How to Reduce Bias in CV Screening

Bias creeps in when screening is inconsistent. Applying the same criteria to every candidate is the most effective fix.

Unconscious bias in CV screening usually isn't malicious — it's a by-product of inconsistency. When every CV is judged against a slightly different mental bar, irrelevant signals like a name, school, or career gap start to influence decisions. Structure is the antidote.

Apply identical criteria to every candidate

Score each candidate against the same defined requirements for the role. Consistency is what removes the drift that lets bias in. A scoring rubric applied uniformly is far fairer than reading CVs in sequence and comparing each to the last.

Focus on evidence, not proxies

Assess demonstrated skills and experience against the role rather than proxies like prestige of employer or university.
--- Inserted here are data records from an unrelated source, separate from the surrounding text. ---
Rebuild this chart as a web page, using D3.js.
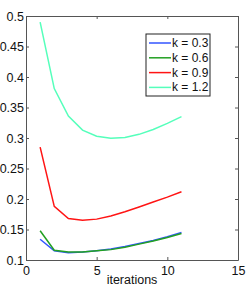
<!DOCTYPE html>
<html>
<head>
<meta charset="utf-8">
<script src="https://cdn.jsdelivr.net/npm/d3@7"></script>
<style>
  body { margin: 0; background: #fff; }
  svg { display: block; font-family: "Liberation Sans", Arial, sans-serif; }
</style>
</head>
<body>
<svg id="chart"></svg>
<script>
let width = 249,
  height = 287;

// Data
const iterations = [1, 2, 3, 4, 5, 6, 7, 8, 9, 10, 11];
const k03 = [0.134, 0.115, 0.112, 0.113, 0.115, 0.118, 0.122, 0.127, 0.132, 0.138, 0.145];
const k06 = [0.148, 0.116, 0.113, 0.113, 0.115, 0.117, 0.121, 0.126, 0.131, 0.137, 0.1436];
const k09 = [0.285, 0.188, 0.168, 0.165, 0.167, 0.172, 0.179, 0.187, 0.195, 0.203, 0.212];
const k12 = [0.49, 0.381, 0.336, 0.313, 0.303, 0.2995, 0.301, 0.306, 0.314, 0.324, 0.335];
const seriesNames = ["k = 0.3", "k = 0.6", "k = 0.9", "k = 1.2"];
const seriesColors = ["#3355ff", "#22a022", "#ff1414", "#55ffbb"];
const xTicks = [0, 5, 10, 15];
const yTicks = [0.1, 0.15, 0.2, 0.25, 0.3, 0.35, 0.4, 0.45, 0.5];

const series = [k03, k06, k09, k12];

let svg = d3.select("#chart").attr("width", width).attr("height", height);

let margin = { left: 26, right: 11, top: 16, bottom: 27 };

let x = d3.scaleLinear().domain([0, 15]).range([margin.left, width - margin.right]);
let y = d3.scaleLinear().domain([0.1, 0.5]).range([height - margin.bottom, margin.top]);

// Axes (ticks inside, matlab style)
let axisColor = "#555";
let axisBottomG = svg.append("g")
  .attr("transform", "translate(0," + y(0.1) + ")")
  .call(d3.axisBottom(x).tickValues(xTicks).tickSizeInner(-3).tickSizeOuter(0).tickPadding(6));
let axisLeftG = svg.append("g")
  .attr("transform", "translate(" + x(0) + ",0)")
  .call(d3.axisLeft(y).tickValues(yTicks).tickFormat(d3.format("")).tickSizeInner(-3).tickSizeOuter(0).tickPadding(2));
let axisTopG = svg.append("g")
  .attr("transform", "translate(0," + y(0.5) + ")")
  .call(d3.axisTop(x).tickValues(xTicks).tickSizeInner(-3).tickSizeOuter(0).tickFormat(""));
let axisRightG = svg.append("g")
  .attr("transform", "translate(" + x(15) + ",0)")
  .call(d3.axisRight(y).tickValues(yTicks).tickSizeInner(-3).tickSizeOuter(0).tickFormat(""));

[axisBottomG, axisLeftG, axisTopG, axisRightG].forEach((g) => {
  g.select(".domain").attr("stroke", axisColor).attr("stroke-width", 1);
  g.selectAll(".tick line").attr("stroke", axisColor);
  g.selectAll(".tick text").attr("fill", "#111").style("font-size", "12.5px").style("font-family", "Liberation Sans, Arial, sans-serif");
});

// x label
svg.append("text")
  .attr("x", x(7.5))
  .attr("y", height - 3)
  .attr("text-anchor", "middle")
  .style("font-size", "12.5px")
  .attr("fill", "#111")
  .text("iterations");

// Lines
let line = d3.line()
  .x((d, i) => x(iterations[i]))
  .y((d) => y(d));

svg.append("g")
  .selectAll("path")
  .data(series)
  .enter()
  .append("path")
  .attr("fill", "none")
  .attr("stroke", (d, i) => seriesColors[i])
  .attr("stroke-width", 1.5)
  .attr("d", line);

// Legend
let legend = svg.append("g").attr("transform", "translate(146,34)");
legend.append("rect")
  .attr("width", 64)
  .attr("height", 62)
  .attr("fill", "#fff")
  .attr("stroke", "#222")
  .attr("stroke-width", 1);

let rows = legend.selectAll("g.row")
  .data(seriesNames)
  .enter()
  .append("g")
  .attr("class", "row")
  .attr("transform", (d, i) => "translate(0," + (9 + i * 14.8) + ")");

rows.append("line")
  .attr("x1", 3)
  .attr("x2", 25)
  .attr("stroke", (d, i) => seriesColors[i])
  .attr("stroke-width", 1.5);

rows.append("text")
  .attr("x", 26)
  .attr("y", 4)
  .style("font-size", "12px")
  .attr("fill", "#111")
  .text((d) => d);
</script>
</body>
</html>
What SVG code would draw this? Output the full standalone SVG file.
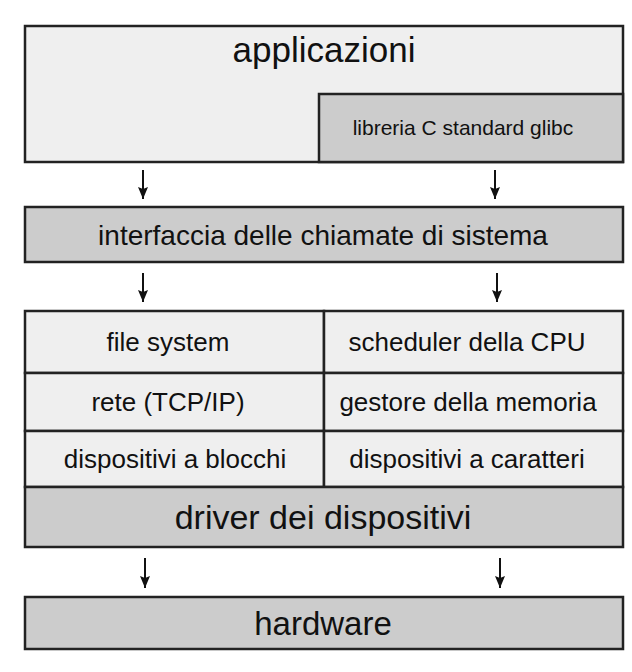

Where a tool surfaces strengths and gaps with the evidence behind them, decisions become auditable.

Standardise the interview, too

Bias doesn't stop at the CV. Use the same competency-based questions for every candidate for a role so you compare like with like, and tie questions to the gaps the screen surfaced.

Can AI screening introduce bias?
Any system can if used carelessly. The mitigations are the same: score against role-relevant criteria, keep a human in the loop on decisions, and review outcomes. Used well, consistent scoring reduces the variability that drives human bias.
Should I anonymise CVs?
Blind screening can help for some signals, but the more durable fix is applying consistent, role-relevant criteria to every candidate and recording the reasoning behind each decision.